Some in the mainstreaming crowd will point out that captions can gain traction by their usefulness to people without disabilities. For example, more and more televisions in public places such as sports bars, airports, waiting rooms, etc., have captions turned on to make content more understandable by whoever happens to be there. And they are right, it is a nice example of auxiliary benefits that everyone can understand without stretching the truth or making wild comparisons.

The thing is though that television and video resources on the Web (or even that other beast, Web television) are, for the moment anyway, very different animals. So while captioning on television is *cough* strictly regulated in some countries, like Canada, and there are *cough* solid ways to enforce these regulations, the reality, regardless of regulation, is quite different on the Web.

So, while this is not my area of expertise, like many of my peers, I think automation is our best bet in trying to make some headway with regards to captioning the volume of content that is produced (though I doubt we will ever get ahead of the wave, not in my lifetime anyway, and I would truly love to be proven wrong). Several noteworthy efforts in this area have yielded some promising results, namely, of course, Google’s introduction of “auto-caps” for youtube. OK, it is not perfect but surprisingly not too bad in many cases as well as a clever way of avoiding a lawsuit. Others are also experimenting in this area, such as a local research center, CRIM, who has been working with speech recognition for captioning for a while now, work which has resulted in the the spin-off of a specialised firm, SOVO. There are other efforts, some with a mix of automation and human “clean-up crews”, if you will and I am sure you can offer other examples.

Will automation ever be able to replace, at equal value, captioning done by humans? Personally, I do not think so. At least, again, not in my lifetime though, again, I would love to be proven wrong. I mean, captioning itself is, unfortunately, often a poor substitute for the real thing, just as audio description is. And yes, I know how that sounds but anyone who has heard or seen before and then had to rely on the related accommodation knows what I mean. Which is not to say it is not worth it. It totally is.

However, automated captions rely on machines getting the mechanics, the basics, right, which they often do. But can a machine pick up a change, subtle or not, in tone? Can it understand the difference between a sigh of relief and one of exasperation? And I will not even get into ambient sounds, which are also key to not only figuring out what is going on but appreciating it for a multitude of people with sensory impairments. I hope someday computers can really perform in this area because it will be a great win for people with disabilities. In the meantime, for quality work, you can not beat humans. Yay, go humans! And automation is a great way of “making a dent” :)

Anyway, so here is that video I captioned (in French and with a strong Québécois accent!). Enjoy.

PS. Metadata is also an important key. More on that some other time.

1 Comment »

  1. Brilliant film and beautiful captioning!

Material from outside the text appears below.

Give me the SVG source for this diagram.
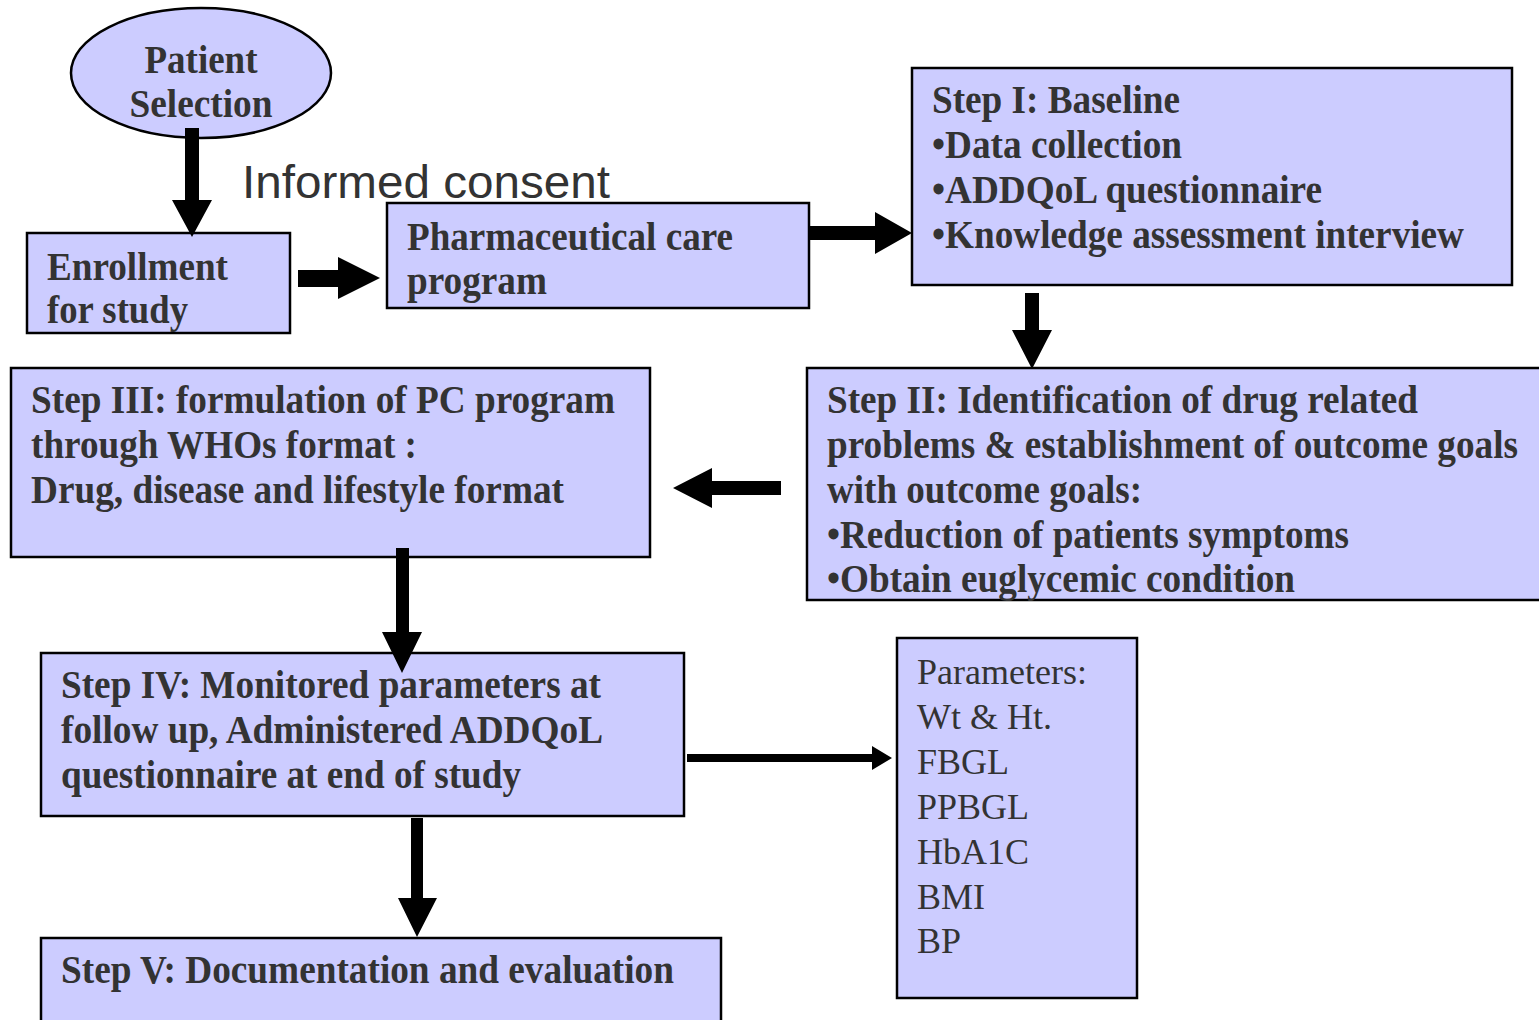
<svg xmlns="http://www.w3.org/2000/svg" width="1539" height="1020" viewBox="0 0 1539 1020">
<style>
.box{fill:#ccccff;stroke:#000;stroke-width:2.5}
.b{font-family:"Liberation Serif","Times New Roman",serif;font-weight:bold;font-size:39px;fill:#333}
.r{font-family:"Liberation Serif","Times New Roman",serif;font-size:36px;fill:#333}
.s{font-family:"Liberation Sans",Arial,sans-serif;font-size:46px;fill:#333}
.arr{fill:#000}
</style>
<rect width="1539" height="1020" fill="#fff"/>
<g id="patient-selection">
<ellipse class="box" cx="201" cy="73" rx="130" ry="65"/>
<text class="b" x="201" y="73" text-anchor="middle" textLength="113" lengthAdjust="spacingAndGlyphs">Patient</text>
<text class="b" x="201" y="117" text-anchor="middle" textLength="143" lengthAdjust="spacingAndGlyphs">Selection</text>
</g>
<g id="informed-consent">
<text class="s" x="242" y="198" textLength="368" lengthAdjust="spacingAndGlyphs">Informed consent</text>
</g>
<g id="enrollment">
<rect class="box" x="27" y="233" width="263" height="100"/>
<text class="b" x="47" y="280" textLength="181" lengthAdjust="spacingAndGlyphs">Enrollment</text>
<text class="b" x="47" y="323" textLength="141" lengthAdjust="spacingAndGlyphs">for study</text>
</g>
<g id="pharma-care">
<rect class="box" x="387" y="203" width="422" height="105"/>
<text class="b" x="407" y="250" textLength="326" lengthAdjust="spacingAndGlyphs">Pharmaceutical care</text>
<text class="b" x="407" y="294" textLength="140" lengthAdjust="spacingAndGlyphs">program</text>
</g>
<g id="step1">
<rect class="box" x="912" y="68" width="600" height="217"/>
<text class="b" x="932" y="113" textLength="248" lengthAdjust="spacingAndGlyphs">Step I: Baseline</text>
<text class="b" x="932" y="158" textLength="250" lengthAdjust="spacingAndGlyphs">•Data collection</text>
<text class="b" x="932" y="203" textLength="390" lengthAdjust="spacingAndGlyphs">•ADDQoL questionnaire</text>
<text class="b" x="932" y="248" textLength="532" lengthAdjust="spacingAndGlyphs">•Knowledge assessment interview</text>
</g>
<g id="step2">
<rect class="box" x="807" y="368" width="740" height="232"/>
<text class="b" x="827" y="413" textLength="591" lengthAdjust="spacingAndGlyphs">Step II: Identification of drug related</text>
<text class="b" x="827" y="458" textLength="691" lengthAdjust="spacingAndGlyphs">problems &amp; establishment of outcome goals</text>
<text class="b" x="827" y="503" textLength="315" lengthAdjust="spacingAndGlyphs">with outcome goals:</text>
<text class="b" x="827" y="548" textLength="522" lengthAdjust="spacingAndGlyphs">•Reduction of patients symptoms</text>
<text class="b" x="827" y="592" textLength="468" lengthAdjust="spacingAndGlyphs">•Obtain euglycemic condition</text>
</g>
<g id="step3">
<rect class="box" x="11" y="368" width="639" height="189"/>
<text class="b" x="31" y="413" textLength="584" lengthAdjust="spacingAndGlyphs">Step III: formulation of PC program</text>
<text class="b" x="31" y="458" textLength="386" lengthAdjust="spacingAndGlyphs">through WHOs format :</text>
<text class="b" x="31" y="503" textLength="533" lengthAdjust="spacingAndGlyphs">Drug, disease and lifestyle format</text>
</g>
<g id="step4">
<rect class="box" x="41" y="653" width="643" height="163"/>
<text class="b" x="61" y="698" textLength="540" lengthAdjust="spacingAndGlyphs">Step IV: Monitored parameters at</text>
<text class="b" x="61" y="743" textLength="542" lengthAdjust="spacingAndGlyphs">follow up, Administered ADDQoL</text>
<text class="b" x="61" y="788" textLength="460" lengthAdjust="spacingAndGlyphs">questionnaire at end of study</text>
</g>
<g id="parameters">
<rect class="box" x="897" y="638" width="240" height="360"/>
<text class="r" x="917" y="684">Parameters:</text>
<text class="r" x="917" y="729">Wt &amp; Ht.</text>
<text class="r" x="917" y="774">FBGL</text>
<text class="r" x="917" y="819">PPBGL</text>
<text class="r" x="917" y="864">HbA1C</text>
<text class="r" x="917" y="909">BMI</text>
<text class="r" x="917" y="953">BP</text>
</g>
<g id="step5">
<rect class="box" x="41" y="938" width="680" height="100"/>
<text class="b" x="61" y="983" textLength="613" lengthAdjust="spacingAndGlyphs">Step V: Documentation and evaluation</text>
</g>
<g id="connectors">
<polygon class="arr" points="185,128 199,128 199,200 212,200 192,237 172,200 185,200"/>
<polygon class="arr" points="298,270 338,270 338,257 380,278 338,299 338,287 298,287"/>
<polygon class="arr" points="808,226 875,226 875,212 912,233 875,254 875,240 808,240"/>
<polygon class="arr" points="1025,293 1039,293 1039,330 1052,330 1032,369 1012,330 1025,330"/>
<polygon class="arr" points="781,481 712,481 712,468 673,488 712,508 712,495 781,495"/>
<polygon class="arr" points="396,548 409,548 409,632 422,632 402,673 382,632 396,632"/>
<polygon class="arr" points="687,754 872,754 872,746 892,758 872,770 872,762 687,762"/>
<polygon class="arr" points="411,818 423,818 423,898 437,898 417,937 398,898 411,898"/>
</g>
</svg>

As a person with autism and auditory processing disorder, I rely on captions to fully understand the words being said by people on TV (in person, I find that my slight lip reading skills help, but on TV not that much). So many services on the internet do not have captioning. Streaming video on Netflix and Amazon Video on Demand/Instant Video comes to mind- I’m guessing it has something to do with the technology and distribution/copyright, but I’m not sure, though I do know there has been a great deal of user discussion over on Amazon.com’s community forum about it. Anyway, I think you did a fantastic job captioning this. I have not really spoken French since my 2nd year of high school and, with the knowledge of what the general topic would be and the visuals, I was able to really understand what was going on and the important dialog between the two able bodied people was clear to me. Big kudos to you for a job well done and for your public service!